--- Written request ---
Without the pictures, return all of the material exactly as written.

--- Data lines ---
· · · ·

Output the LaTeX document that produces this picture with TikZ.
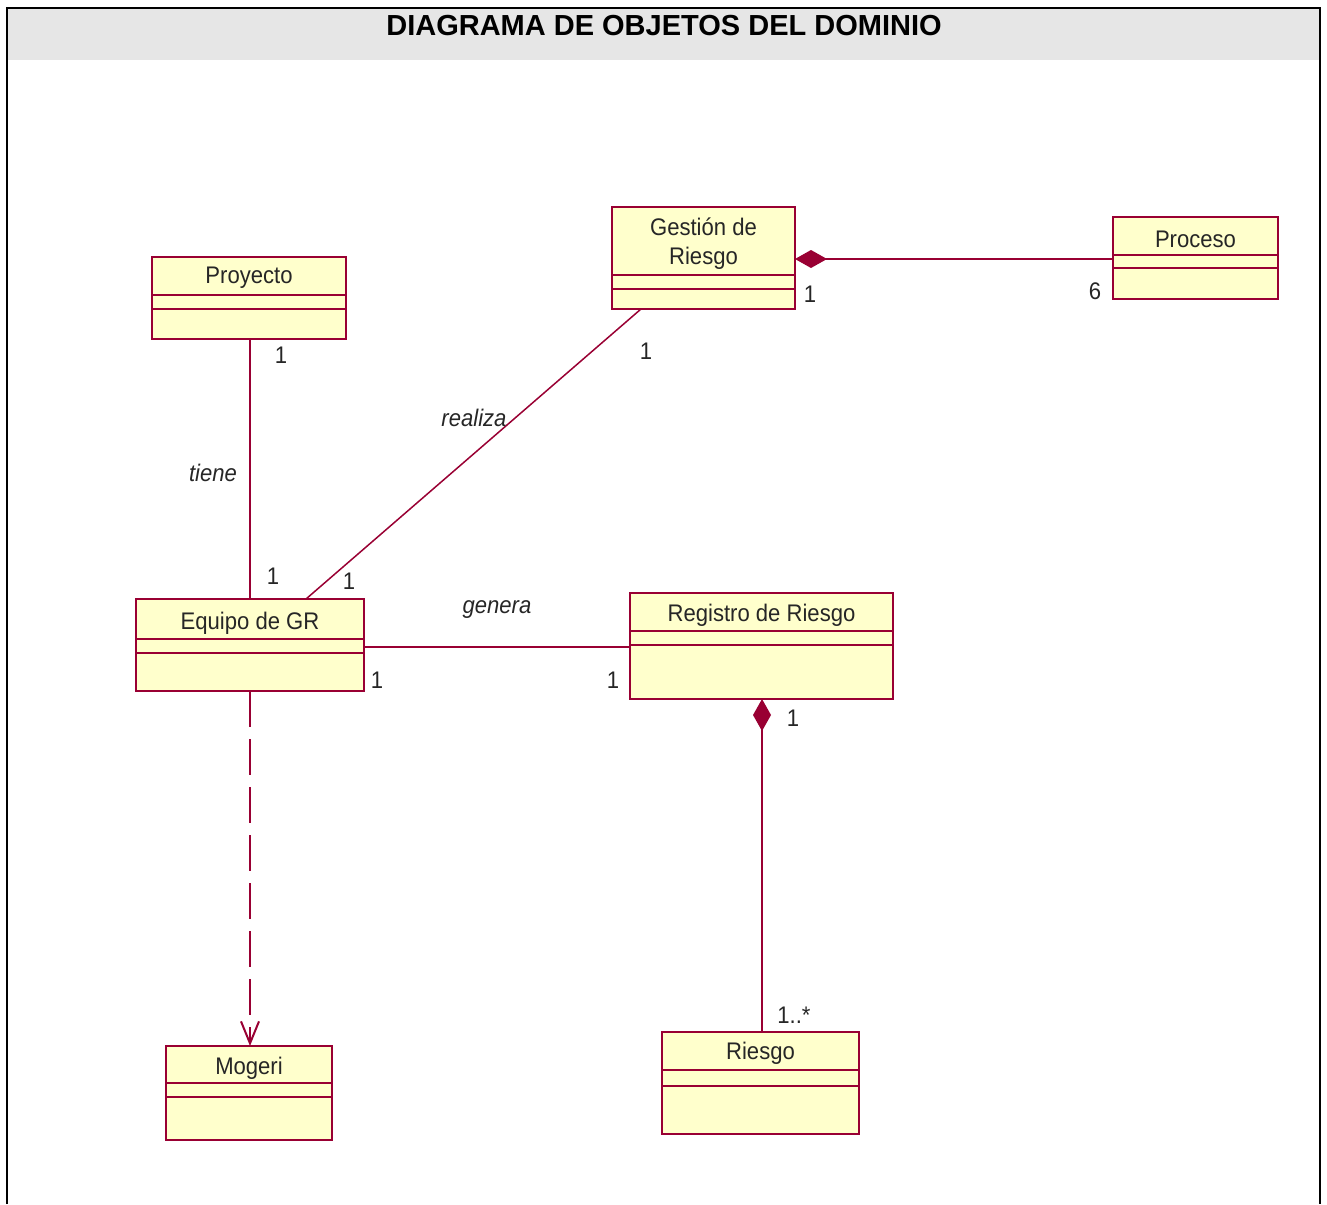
\documentclass[tikz,border=0pt]{standalone}
\usepackage{fontspec}
\setmainfont{Liberation Sans}
\newfontfamily\rosefont[FakeStretch=0.92]{Liberation Sans}
\usetikzlibrary{arrows.meta}

\definecolor{umlline}{RGB}{153,0,51}
\definecolor{umlfill}{RGB}{255,255,204}
\definecolor{headgray}{RGB}{230,230,230}

\tikzset{
  classbox/.style={draw=umlline, fill=umlfill, line width=2pt, rectangle,
    inner sep=0pt, outer sep=0pt, anchor=north west},
  classsep/.style={draw=umlline, line width=2pt},
  classname/.style={font=\rosefont\fontsize{24}{29}\selectfont, align=center,
    inner sep=0pt, text=black!85},
  assoc/.style={draw=umlline, line width=2pt},
  thinassoc/.style={draw=umlline, line width=1.5pt},
  depend/.style={draw=umlline, line width=2pt, dash pattern=on 36pt off 12pt,
    -{Straight Barb[length=22pt,width=18pt,line width=2pt]}},
  compose/.style={{Diamond[length=32pt,width=18pt]}-},
  mult/.style={font=\rosefont\fontsize{24}{28}\selectfont, inner sep=0pt, text=black!85},
  rolename/.style={font=\rosefont\itshape\fontsize{24}{28}\selectfont, inner sep=0pt, text=black!85},
}

\begin{document}
\begin{tikzpicture}[x=1pt,y=-1pt]
\useasboundingbox (0,0) rectangle (1327,1204);

% frame and heading
\fill[headgray] (8,9) rectangle (1319,60);
\draw[black, line width=2pt] (7,1204) -- (7,8) -- (1320,8) -- (1320,1204);
\node[font=\bfseries\fontsize{29}{33}\selectfont, inner sep=0pt] (title) at (664,26)
  {DIAGRAMA DE OBJETOS DEL DOMINIO};

% classes
\node[classbox, minimum width=194pt, minimum height=82pt] (proy) at (152,257) {};
\draw[classsep] ([yshift=-38pt]proy.north west) -- ([yshift=-38pt]proy.north east);
\draw[classsep] ([yshift=-52pt]proy.north west) -- ([yshift=-52pt]proy.north east);
\node[classname] (proyname) at ([yshift=-21pt]proy.north) {Proyecto};

\node[classbox, minimum width=183pt, minimum height=102pt] (gest) at (612,207) {};
\draw[classsep] ([yshift=-68pt]gest.north west) -- ([yshift=-68pt]gest.north east);
\draw[classsep] ([yshift=-82pt]gest.north west) -- ([yshift=-82pt]gest.north east);
\node[classname] (gestname) at ([yshift=-37pt]gest.north) {Gestión de\\Riesgo};

\node[classbox, minimum width=165pt, minimum height=82pt] (proc) at (1113,217) {};
\draw[classsep] ([yshift=-38pt]proc.north west) -- ([yshift=-38pt]proc.north east);
\draw[classsep] ([yshift=-51pt]proc.north west) -- ([yshift=-51pt]proc.north east);
\node[classname] (procname) at ([yshift=-22pt]proc.north) {Proceso};

\node[classbox, minimum width=228pt, minimum height=92pt] (equipo) at (136,599) {};
\draw[classsep] ([yshift=-40pt]equipo.north west) -- ([yshift=-40pt]equipo.north east);
\draw[classsep] ([yshift=-54pt]equipo.north west) -- ([yshift=-54pt]equipo.north east);
\node[classname] (equiponame) at ([yshift=-24pt]equipo.north) {Equipo de GR};

\node[classbox, minimum width=263pt, minimum height=106pt] (reg) at (630,593) {};
\draw[classsep] ([yshift=-38pt]reg.north west) -- ([yshift=-38pt]reg.north east);
\draw[classsep] ([yshift=-52pt]reg.north west) -- ([yshift=-52pt]reg.north east);
\node[classname] (regname) at ([yshift=-22pt]reg.north) {Registro de Riesgo};

\node[classbox, minimum width=166pt, minimum height=94pt] (mog) at (166,1046) {};
\draw[classsep] ([yshift=-37pt]mog.north west) -- ([yshift=-37pt]mog.north east);
\draw[classsep] ([yshift=-51pt]mog.north west) -- ([yshift=-51pt]mog.north east);
\node[classname] (mogname) at ([yshift=-22pt]mog.north) {Mogeri};

\node[classbox, minimum width=197pt, minimum height=102pt] (ries) at (662,1032) {};
\draw[classsep] ([yshift=-38pt]ries.north west) -- ([yshift=-38pt]ries.north east);
\draw[classsep] ([yshift=-54pt]ries.north west) -- ([yshift=-54pt]ries.north east);
\node[classname] (riesname) at ([yshift=-21pt]ries.north) {Riesgo};

% associations
\draw[assoc] (equipo.north |- proy.south) -- (equipo.north);
\draw[thinassoc] ([xshift=29pt]gest.south west) -- ([xshift=170pt]equipo.north west);
\draw[assoc, compose] ([yshift=-52pt]gest.north east) -- ([yshift=-42pt]proc.north west);
\draw[assoc] ([yshift=-48pt]equipo.north east) -- ([yshift=-48pt]equipo.north east -| reg.west);
\draw[assoc, compose] ([xshift=132pt]reg.south west) -- ([xshift=100pt]ries.north west);
\draw[depend] (equipo.south) -- (equipo.south |- mog.north);

% association names
\node[rolename] (tiene) at (213,473) {tiene};
\node[rolename] (realiza) at (474,418) {realiza};
\node[rolename] (genera) at (497,610) {genera};

% multiplicities
\node[mult] (m1) at (281,355) {1};
\node[mult] (m2) at (273,576) {1};
\node[mult] (m3) at (646,351) {1};
\node[mult] (m4) at (349,581) {1};
\node[mult] (m5) at (810,294) {1};
\node[mult] (m6) at (1095,291) {6};
\node[mult] (m7) at (377,680) {1};
\node[mult] (m8) at (613,680) {1};
\node[mult] (m9) at (793,718) {1};
\node[mult] (m10) at (794,1015) {1..*};
\end{tikzpicture}
\end{document}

· · · ·

--- Solution for this problem ---
Output the LaTeX document that produces this picture with TikZ.
\documentclass[tikz,border=0pt]{standalone}
\usepackage{fontspec}
\setmainfont{Liberation Sans}
\newfontfamily\rosefont[FakeStretch=0.92]{Liberation Sans}
\usetikzlibrary{arrows.meta}

\definecolor{umlline}{RGB}{153,0,51}
\definecolor{umlfill}{RGB}{255,255,204}
\definecolor{headgray}{RGB}{230,230,230}

\tikzset{
  classbox/.style={draw=umlline, fill=umlfill, line width=2pt, rectangle,
    inner sep=0pt, outer sep=0pt, anchor=north west},
  classsep/.style={draw=umlline, line width=2pt},
  classname/.style={font=\rosefont\fontsize{24}{29}\selectfont, align=center,
    inner sep=0pt, text=black!85},
  assoc/.style={draw=umlline, line width=2pt},
  thinassoc/.style={draw=umlline, line width=1.5pt},
  depend/.style={draw=umlline, line width=2pt, dash pattern=on 36pt off 12pt,
    -{Straight Barb[length=22pt,width=18pt,line width=2pt]}},
  compose/.style={{Diamond[length=32pt,width=18pt]}-},
  mult/.style={font=\rosefont\fontsize{24}{28}\selectfont, inner sep=0pt, text=black!85},
  rolename/.style={font=\rosefont\itshape\fontsize{24}{28}\selectfont, inner sep=0pt, text=black!85},
}

\begin{document}
\begin{tikzpicture}[x=1pt,y=-1pt]
\useasboundingbox (0,0) rectangle (1327,1204);

% frame and heading
\fill[headgray] (8,9) rectangle (1319,60);
\draw[black, line width=2pt] (7,1204) -- (7,8) -- (1320,8) -- (1320,1204);
\node[font=\bfseries\fontsize{29}{33}\selectfont, inner sep=0pt] (title) at (664,26)
  {DIAGRAMA DE OBJETOS DEL DOMINIO};

% classes
\node[classbox, minimum width=194pt, minimum height=82pt] (proy) at (152,257) {};
\draw[classsep] ([yshift=-38pt]proy.north west) -- ([yshift=-38pt]proy.north east);
\draw[classsep] ([yshift=-52pt]proy.north west) -- ([yshift=-52pt]proy.north east);
\node[classname] (proyname) at ([yshift=-21pt]proy.north) {Proyecto};

\node[classbox, minimum width=183pt, minimum height=102pt] (gest) at (612,207) {};
\draw[classsep] ([yshift=-68pt]gest.north west) -- ([yshift=-68pt]gest.north east);
\draw[classsep] ([yshift=-82pt]gest.north west) -- ([yshift=-82pt]gest.north east);
\node[classname] (gestname) at ([yshift=-37pt]gest.north) {Gestión de\\Riesgo};

\node[classbox, minimum width=165pt, minimum height=82pt] (proc) at (1113,217) {};
\draw[classsep] ([yshift=-38pt]proc.north west) -- ([yshift=-38pt]proc.north east);
\draw[classsep] ([yshift=-51pt]proc.north west) -- ([yshift=-51pt]proc.north east);
\node[classname] (procname) at ([yshift=-22pt]proc.north) {Proceso};

\node[classbox, minimum width=228pt, minimum height=92pt] (equipo) at (136,599) {};
\draw[classsep] ([yshift=-40pt]equipo.north west) -- ([yshift=-40pt]equipo.north east);
\draw[classsep] ([yshift=-54pt]equipo.north west) -- ([yshift=-54pt]equipo.north east);
\node[classname] (equiponame) at ([yshift=-24pt]equipo.north) {Equipo de GR};

\node[classbox, minimum width=263pt, minimum height=106pt] (reg) at (630,593) {};
\draw[classsep] ([yshift=-38pt]reg.north west) -- ([yshift=-38pt]reg.north east);
\draw[classsep] ([yshift=-52pt]reg.north west) -- ([yshift=-52pt]reg.north east);
\node[classname] (regname) at ([yshift=-22pt]reg.north) {Registro de Riesgo};

\node[classbox, minimum width=166pt, minimum height=94pt] (mog) at (166,1046) {};
\draw[classsep] ([yshift=-37pt]mog.north west) -- ([yshift=-37pt]mog.north east);
\draw[classsep] ([yshift=-51pt]mog.north west) -- ([yshift=-51pt]mog.north east);
\node[classname] (mogname) at ([yshift=-22pt]mog.north) {Mogeri};

\node[classbox, minimum width=197pt, minimum height=102pt] (ries) at (662,1032) {};
\draw[classsep] ([yshift=-38pt]ries.north west) -- ([yshift=-38pt]ries.north east);
\draw[classsep] ([yshift=-54pt]ries.north west) -- ([yshift=-54pt]ries.north east);
\node[classname] (riesname) at ([yshift=-21pt]ries.north) {Riesgo};

% associations
\draw[assoc] (equipo.north |- proy.south) -- (equipo.north);
\draw[thinassoc] ([xshift=29pt]gest.south west) -- ([xshift=170pt]equipo.north west);
\draw[assoc, compose] ([yshift=-52pt]gest.north east) -- ([yshift=-42pt]proc.north west);
\draw[assoc] ([yshift=-48pt]equipo.north east) -- ([yshift=-48pt]equipo.north east -| reg.west);
\draw[assoc, compose] ([xshift=132pt]reg.south west) -- ([xshift=100pt]ries.north west);
\draw[depend] (equipo.south) -- (equipo.south |- mog.north);

% association names
\node[rolename] (tiene) at (213,473) {tiene};
\node[rolename] (realiza) at (474,418) {realiza};
\node[rolename] (genera) at (497,610) {genera};

% multiplicities
\node[mult] (m1) at (281,355) {1};
\node[mult] (m2) at (273,576) {1};
\node[mult] (m3) at (646,351) {1};
\node[mult] (m4) at (349,581) {1};
\node[mult] (m5) at (810,294) {1};
\node[mult] (m6) at (1095,291) {6};
\node[mult] (m7) at (377,680) {1};
\node[mult] (m8) at (613,680) {1};
\node[mult] (m9) at (793,718) {1};
\node[mult] (m10) at (794,1015) {1..*};
\end{tikzpicture}
\end{document}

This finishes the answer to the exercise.